Total strangers, millions of them, go about their daily lives waiting their turn, sharing space, helping one another. Even among the animals, there is more cooperation than competition. Just watch any herding group, or gorillas, or dogs, or birds – the majority of their time is spent in peaceful coexistence. Competition emerges for scarce resources, and over mates, but there is lots of sharing and helping. The idea that life is a single pie, and if you get some, then I get less, is a very old lie that has been used for thousands of years by unscrupulous and greedy people to justify very bad behavior. The truth is that together we can create what we need. What we haven’t learned is how to rein in the behavior of the greedy ones who ruin it all for everyone else because they insist on more and more at any cost.
So, I’m angry at people for not seeing the truth that is right in front of them: that we are supposed to do this together. If the system is unjust or unfair for any segment of society, then it is unjust and unfair for us all. Our system of checks and balances is designed so that no one group or individual can take over the government and create tyranny. Our Founding Fathers knew that there would always be those elements that would try to warp our democracy into serving their own desires. Any human organization is vulnerable to corruption. The Constitution attempts to guarantee that everyone’s rights are upheld, not just some people’s rights. Even at the very beginning there were those who wanted a monarchy, and our Constitution (which is not a religious document, by the way) only protected white men at the time. There were those who wanted only landholders to be allowed to vote. But greater wisdom prevailed, and the document that created our government was designed to allow more and more inclusion, not exclusion. We are supposed to be ruled not by one specific ideology, but by a collection of laws that protect all of our various ideologies.
All this being said, I have questions for Mr. Obama about some of his actions, and I approve heartily of people communicating their dissatisfaction with his decisions, but at least try to get some information before you accept some silly media notion of what’s happening. And could we try to understand the magnitude of what this President faced when he stepped into office, and the major (if incomplete) accomplishments of his first year? Do we have to be completely stupid about this? We know that Fox tells lie after lie to their audience because they think their demographic is too dumb and lazy to learn the truth. They have manipulated their viewers into accepting complete nonsense that could easily be checked, and the corporately owned media other than Fox just goes along with the program way too often. Recently, in part, I think, because of the growing progressive media, the so-called mainstream media has begun to ask a few more questions and challenge untrue statements in real time on the air when they are made. This is a helpful development.
I’m not saying everyone must be a political activist; but try to educate yourself a little. Learn to think through an idea to see if it makes any sense before you believe it. Take a look at the agenda behind the information. Don’t despair because you don’t know who to trust.
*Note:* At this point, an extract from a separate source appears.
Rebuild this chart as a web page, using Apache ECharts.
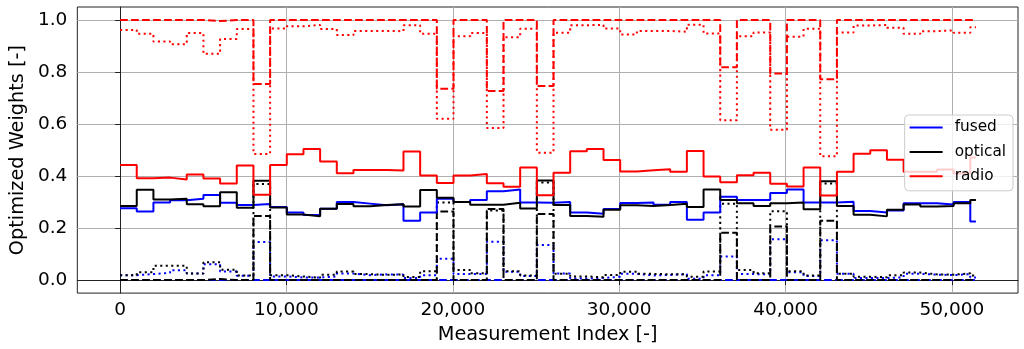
<!DOCTYPE html>
<html>
<head>
<meta charset="utf-8">
<script src="https://cdn.jsdelivr.net/npm/echarts@6/dist/echarts.min.js"></script>
<style>
html,body{margin:0;padding:0;background:#fff;}
#chart{width:1024px;height:349px;}
</style>
</head>
<body>
<div id="chart"></div>
<script>
// Window width (measurement indices per step) and last measurement index
const STEP = 1002;
const LAST_INDEX = 51440;
const xTicks = [0, 10000, 20000, 30000, 40000, 50000];
const yTicks = [0, 0.2, 0.4, 0.6, 0.8, 1.0];

// Solid lines (legend)
const fusedSolid = [0.276,0.264,0.298,0.307,0.313,0.327,0.297,0.289,0.293,0.281,0.260,0.250,0.274,0.300,0.294,0.288,0.292,0.228,0.260,0.313,0.300,0.308,0.342,0.348,0.298,0.297,0.300,0.260,0.255,0.273,0.296,0.298,0.290,0.300,0.232,0.260,0.320,0.308,0.308,0.335,0.348,0.298,0.298,0.301,0.266,0.260,0.268,0.295,0.295,0.291,0.300,0.225];
const opticalSolid = [0.285,0.347,0.310,0.313,0.292,0.284,0.338,0.278,0.382,0.279,0.252,0.245,0.274,0.293,0.284,0.289,0.292,0.283,0.346,0.317,0.300,0.290,0.290,0.297,0.275,0.383,0.289,0.246,0.244,0.270,0.288,0.285,0.289,0.294,0.281,0.348,0.308,0.295,0.285,0.295,0.298,0.272,0.380,0.285,0.251,0.245,0.270,0.291,0.283,0.285,0.295,0.308];
const radioSolid = [0.443,0.392,0.394,0.387,0.406,0.391,0.371,0.441,0.328,0.443,0.484,0.504,0.456,0.411,0.423,0.423,0.421,0.494,0.402,0.373,0.402,0.408,0.372,0.359,0.433,0.326,0.413,0.495,0.504,0.462,0.418,0.422,0.426,0.417,0.496,0.398,0.376,0.403,0.413,0.370,0.360,0.433,0.325,0.417,0.486,0.499,0.463,0.417,0.417,0.425,0.410,0.471];

// Dashed lines
const fusedDashed = [0,0,0,0,0,0,0,0,0,0,0,0,0,0,0,0,0,0,0,0,0,0,0,0,0,0,0,0,0,0,0,0,0,0,0,0,0,0,0,0,0,0,0,0,0,0,0,0,0,0,0,0];
const opticalDashed = [0,0,0,0,0,0.004,0,0,0.246,0,0,0,0,0,0,0,0,0,0,0.264,0,0,0.273,0,0,0.254,0,0,0,0,0,0,0,0,0,0,0.182,0,0,0.206,0,0,0.228,0,0,0,0,0,0,0,0,0];
const radioDashed = [1,1,1,1,1,0.996,1,1,0.754,1,1,1,1,1,1,1,1,1,1,0.736,1,1,0.727,1,1,0.746,1,1,1,1,1,1,1,1,1,1,0.818,1,1,0.794,1,1,0.772,1,1,1,1,1,1,1,1,1];

// Dotted lines
const fusedDotted = [0.019,0.023,0.028,0.038,0.025,0.061,0.033,0.017,0.146,0.014,0.010,0.010,0.014,0.025,0.019,0.022,0.021,0.008,0.019,0.082,0.023,0.024,0.147,0.032,0.016,0.135,0.025,0.006,0.008,0.013,0.024,0.018,0.020,0.023,0.005,0.019,0.091,0.023,0.022,0.157,0.030,0.016,0.153,0.024,0.008,0.008,0.011,0.024,0.021,0.019,0.023,0.010];
const opticalDotted = [0.019,0.030,0.055,0.055,0.025,0.069,0.040,0.018,0.369,0.019,0.014,0.009,0.021,0.033,0.023,0.020,0.022,0.012,0.034,0.298,0.039,0.026,0.268,0.034,0.018,0.375,0.024,0.014,0.011,0.020,0.032,0.024,0.022,0.022,0.013,0.033,0.294,0.039,0.026,0.265,0.034,0.018,0.371,0.024,0.013,0.011,0.019,0.029,0.022,0.021,0.026,0.018];
const radioDotted = [0.962,0.947,0.917,0.907,0.950,0.870,0.927,0.965,0.485,0.967,0.976,0.981,0.965,0.942,0.958,0.958,0.957,0.980,0.947,0.620,0.938,0.950,0.585,0.934,0.966,0.490,0.951,0.980,0.981,0.967,0.944,0.958,0.958,0.955,0.982,0.948,0.615,0.938,0.952,0.578,0.936,0.966,0.476,0.952,0.979,0.981,0.970,0.947,0.957,0.960,0.951,0.972];

function toSteps(vals) {
  const pts = vals.map((v, i) => [i * STEP, v]);
  pts.push([LAST_INDEX, vals[vals.length - 1]]);
  return pts;
}

const FONT = 'DejaVu Sans';
const TICK_FS = 18.5;
const NAME_FS = 19.3;
const LEG_FS = 15.3;
const DASH = [7.7, 3.3];
const DOT = [2.1, 3.4];

function mk(name, vals, color, type, width) {
  return {
    name: name,
    type: 'line',
    step: 'end',
    data: toSteps(vals),
    showSymbol: false,
    symbol: 'none',
    animation: false,
    lineStyle: { color: color, width: width, type: type, cap: 'butt' },
    itemStyle: { color: color },
    emphasis: { disabled: true }
  };
}

const chart = echarts.init(document.getElementById('chart'), null, { renderer: 'canvas' });
chart.setOption({
  animation: false,
  backgroundColor: '#ffffff',
  grid: {
    left: 77, right: 6, top: 7, bottom: 51,
    show: true, borderColor: '#222', borderWidth: 1, backgroundColor: 'transparent'
  },
  legend: {
    data: ['fused', 'optical', 'radio'],
    orient: 'vertical',
    right: 11, top: 115,
    icon: 'rect',
    itemWidth: 33, itemHeight: 2, itemGap: 7.4,
    padding: [4, 7, 6, 5],
    backgroundColor: 'rgba(255,255,255,0.8)',
    borderColor: '#cccccc', borderWidth: 1, borderRadius: 4,
    textStyle: { fontFamily: FONT, fontSize: LEG_FS, color: '#000', lineHeight: 17, padding: [0, 0, 0, 7] }
  },
  xAxis: {
    type: 'value',
    min: -2570, max: 53970,
    name: 'Measurement Index [-]',
    nameLocation: 'middle', nameGap: 30,
    nameTextStyle: { fontFamily: FONT, fontSize: NAME_FS, color: '#000' },
    axisLine: { show: true, lineStyle: { color: '#222', width: 1 } },
    axisTick: { show: true, inside: false, length: 5, lineStyle: { color: '#222' }, customValues: xTicks },
    axisLabel: {
      fontFamily: FONT, fontSize: TICK_FS, color: '#000', margin: 8,
      customValues: xTicks,
      formatter: v => Math.round(v).toLocaleString('en-US')
    },
    splitLine: { show: true, lineStyle: { color: '#b0b0b0', width: 1 } }
  },
  yAxis: {
    type: 'value',
    min: -0.05, max: 1.05,
    name: 'Optimized Weights [-]',
    nameLocation: 'middle', nameGap: 39,
    nameTextStyle: { fontFamily: FONT, fontSize: NAME_FS, color: '#000' },
    axisLine: { show: true, lineStyle: { color: '#222', width: 1 } },
    axisTick: { show: true, inside: false, length: 5, lineStyle: { color: '#222' }, customValues: yTicks },
    axisLabel: {
      fontFamily: FONT, fontSize: TICK_FS, color: '#000', margin: 10,
      customValues: yTicks,
      formatter: v => v.toFixed(1)
    },
    splitLine: { show: true, lineStyle: { color: '#b0b0b0', width: 1 } }
  },
  series: [
    mk('fused dotted', fusedDotted, '#0000ff', DOT, 2),
    mk('optical dotted', opticalDotted, '#000000', DOT, 2),
    mk('radio dotted', radioDotted, '#ff0000', DOT, 2),
    mk('fused dashed', fusedDashed, '#0000ff', DASH, 2),
    mk('optical dashed', opticalDashed, '#000000', DASH, 2),
    mk('radio dashed', radioDashed, '#ff0000', DASH, 2),
    mk('fused', fusedSolid, '#0000ff', 'solid', 2),
    mk('optical', opticalSolid, '#000000', 'solid', 2),
    mk('radio', radioSolid, '#ff0000', 'solid', 2)
  ]
});
</script>
</body>
</html>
There are some actually fairly unbiased sources of information that remain (even though they are under attack): the public library; often the news feeds (AP and UPI). Talk to people of various points of view and make up your own mind what makes sense. There have to be some accepted sources of truth, or we can never move forward. We have to able to agree on some facts, and learn to separate fact from opinion, and even from outright fiction.
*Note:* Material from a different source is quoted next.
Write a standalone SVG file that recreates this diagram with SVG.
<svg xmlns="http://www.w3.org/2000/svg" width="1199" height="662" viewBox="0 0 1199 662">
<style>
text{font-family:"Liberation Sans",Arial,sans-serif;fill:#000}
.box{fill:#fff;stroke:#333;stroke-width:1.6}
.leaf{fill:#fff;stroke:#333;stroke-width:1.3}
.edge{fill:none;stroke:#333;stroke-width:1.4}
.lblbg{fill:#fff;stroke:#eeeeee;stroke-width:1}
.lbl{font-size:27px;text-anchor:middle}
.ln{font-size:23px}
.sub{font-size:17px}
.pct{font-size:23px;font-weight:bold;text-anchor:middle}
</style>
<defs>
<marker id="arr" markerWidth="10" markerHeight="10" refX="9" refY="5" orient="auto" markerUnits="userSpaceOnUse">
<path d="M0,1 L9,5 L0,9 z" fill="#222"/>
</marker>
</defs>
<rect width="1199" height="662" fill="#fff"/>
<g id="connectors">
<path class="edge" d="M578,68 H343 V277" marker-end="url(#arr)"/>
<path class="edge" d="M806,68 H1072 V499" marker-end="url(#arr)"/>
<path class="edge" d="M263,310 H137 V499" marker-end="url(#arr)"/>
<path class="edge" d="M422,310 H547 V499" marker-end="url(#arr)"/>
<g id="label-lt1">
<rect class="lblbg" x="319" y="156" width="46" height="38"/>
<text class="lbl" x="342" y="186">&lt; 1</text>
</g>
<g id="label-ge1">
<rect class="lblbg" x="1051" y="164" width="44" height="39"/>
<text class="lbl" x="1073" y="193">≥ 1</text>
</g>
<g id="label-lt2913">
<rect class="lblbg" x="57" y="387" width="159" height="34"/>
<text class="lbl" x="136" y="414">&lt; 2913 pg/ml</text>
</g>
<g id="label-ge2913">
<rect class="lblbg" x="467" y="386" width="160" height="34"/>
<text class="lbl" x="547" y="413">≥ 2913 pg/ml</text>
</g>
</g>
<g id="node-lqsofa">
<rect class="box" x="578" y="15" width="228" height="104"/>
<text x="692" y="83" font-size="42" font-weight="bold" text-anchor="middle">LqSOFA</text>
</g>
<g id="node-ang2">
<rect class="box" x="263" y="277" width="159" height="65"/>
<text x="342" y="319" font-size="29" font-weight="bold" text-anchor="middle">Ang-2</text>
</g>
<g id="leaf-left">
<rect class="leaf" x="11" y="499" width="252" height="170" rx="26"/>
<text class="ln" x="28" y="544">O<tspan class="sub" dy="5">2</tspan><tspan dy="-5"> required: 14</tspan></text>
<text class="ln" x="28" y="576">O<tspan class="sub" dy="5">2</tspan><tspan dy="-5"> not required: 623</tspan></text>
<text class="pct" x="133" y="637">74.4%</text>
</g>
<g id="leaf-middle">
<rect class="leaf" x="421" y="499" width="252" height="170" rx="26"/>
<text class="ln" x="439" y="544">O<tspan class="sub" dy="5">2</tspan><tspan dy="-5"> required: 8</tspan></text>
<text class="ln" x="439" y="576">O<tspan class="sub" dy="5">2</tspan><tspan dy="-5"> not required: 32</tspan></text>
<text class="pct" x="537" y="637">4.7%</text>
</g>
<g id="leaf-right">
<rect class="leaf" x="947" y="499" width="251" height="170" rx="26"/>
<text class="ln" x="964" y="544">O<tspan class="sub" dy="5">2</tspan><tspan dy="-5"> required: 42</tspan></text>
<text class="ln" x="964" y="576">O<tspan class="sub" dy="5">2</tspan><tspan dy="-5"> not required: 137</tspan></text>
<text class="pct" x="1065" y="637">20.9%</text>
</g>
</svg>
The 2010 election showed me how many people still have no idea what’s really going on. They see the high unemployment rate, the bad economy, their on-going struggles, and they vote for the guy who’s not in power. Totally understandable as this may be, it becomes self-defeating when its result is to take power away from the very people who are working to improve things – slow and small as that improvement may be — and give it back to those whose intent is not to make things better for the average citizen, but to retake the reins of power in order to continue to reward their wealthy patrons and deplete our public resources even further.
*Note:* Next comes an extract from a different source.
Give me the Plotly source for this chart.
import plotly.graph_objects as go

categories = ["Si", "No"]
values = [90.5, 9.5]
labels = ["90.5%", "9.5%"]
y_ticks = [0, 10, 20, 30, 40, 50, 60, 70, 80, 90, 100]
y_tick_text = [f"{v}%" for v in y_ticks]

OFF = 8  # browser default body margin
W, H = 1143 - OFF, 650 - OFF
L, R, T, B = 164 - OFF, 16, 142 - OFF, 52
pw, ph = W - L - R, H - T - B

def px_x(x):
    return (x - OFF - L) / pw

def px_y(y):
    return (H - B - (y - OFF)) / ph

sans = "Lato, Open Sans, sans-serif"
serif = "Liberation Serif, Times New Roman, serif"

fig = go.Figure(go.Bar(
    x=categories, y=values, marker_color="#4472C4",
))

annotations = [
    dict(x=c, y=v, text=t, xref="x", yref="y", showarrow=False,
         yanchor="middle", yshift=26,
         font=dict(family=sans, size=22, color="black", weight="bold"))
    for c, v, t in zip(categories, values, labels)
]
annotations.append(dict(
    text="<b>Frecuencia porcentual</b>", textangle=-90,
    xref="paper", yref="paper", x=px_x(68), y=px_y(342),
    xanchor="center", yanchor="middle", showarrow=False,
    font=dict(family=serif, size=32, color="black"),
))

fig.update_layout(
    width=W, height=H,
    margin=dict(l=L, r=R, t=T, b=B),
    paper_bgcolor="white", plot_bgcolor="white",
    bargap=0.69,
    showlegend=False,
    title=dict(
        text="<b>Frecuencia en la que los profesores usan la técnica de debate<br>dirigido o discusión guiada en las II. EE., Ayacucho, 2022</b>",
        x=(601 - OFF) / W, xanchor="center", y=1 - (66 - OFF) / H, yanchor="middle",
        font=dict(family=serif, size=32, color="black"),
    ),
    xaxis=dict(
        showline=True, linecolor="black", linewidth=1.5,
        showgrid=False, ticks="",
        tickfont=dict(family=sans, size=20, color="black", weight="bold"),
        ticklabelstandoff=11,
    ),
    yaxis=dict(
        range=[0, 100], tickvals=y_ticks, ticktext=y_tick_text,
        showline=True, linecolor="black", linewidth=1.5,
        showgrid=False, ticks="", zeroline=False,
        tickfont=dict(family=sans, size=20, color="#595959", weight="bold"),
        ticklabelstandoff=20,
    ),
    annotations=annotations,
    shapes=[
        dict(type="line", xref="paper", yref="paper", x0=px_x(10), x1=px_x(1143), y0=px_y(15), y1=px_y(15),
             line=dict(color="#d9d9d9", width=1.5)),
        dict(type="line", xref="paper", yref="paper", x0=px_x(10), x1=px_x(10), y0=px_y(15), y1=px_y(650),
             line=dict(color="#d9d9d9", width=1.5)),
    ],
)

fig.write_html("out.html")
There is a difference (corporately-owned Democrats aside) between one party and the other. One side wants to work on real solutions which have a historical and even recent track record of actually fixing problems: rebuilding roads and bridges which is necessary work every nation must do and will provide good jobs and long-lasting benefit (our current highway system, hydro-electric plants, and many public buildings are the result of such work); putting new technologies to work and restarting American manufacturing so that we can actually make things again, which is a matter of job security and also national defense (if China makes all our computer chips, then how can we secure our computers effectively?); bringing our education system into the 21st century so our kids can compete with the rest of the developed world. The other side wants to give our air and water and other public resources to private companies who can then charge any price they wish; they want to destroy public education – if you can’t afford it, your kids can’t go to school; they want to fight endless war after endless war to support the bloated military-industrial complex even though we already have the ability to blow up the entire world many times over. And forget welfare, they even make the argument that we should not give unemployment checks to people who paid in their own money for years to insure they would have that coverage if they were out of work. If you think about it realistically, which approach would you prefer? What kind of country do you want to live in? What kind of world?
So I’m angry. I’m angry that some people are so misguided that they constantly look down at the weakest and least powerful as the target of their rage, when they should be looking up at the strongest and most powerful who are actually running things. I’m angry that those who should know better can’t seem to put their egos and personal peeves aside to see what’s really going on, and try to help in a constructive way. I’m angry that our media has devolved into mostly “a tale told by an idiot, full of sound and fury, and signifying nothing,” when it could and can still be a tremendous force for good in the world. And mostly, I’m angry that people can’t seem to remember that money and personal gain are not good things on which to base a life or a society or a world – something that every major religion in the world teaches, but humans have yet to learn.
So I will continue to meditate and study and try to cleanse my heart so that I can be of service in the world, but as things are now, I’m afraid I will also still be…The Angry Buddhist.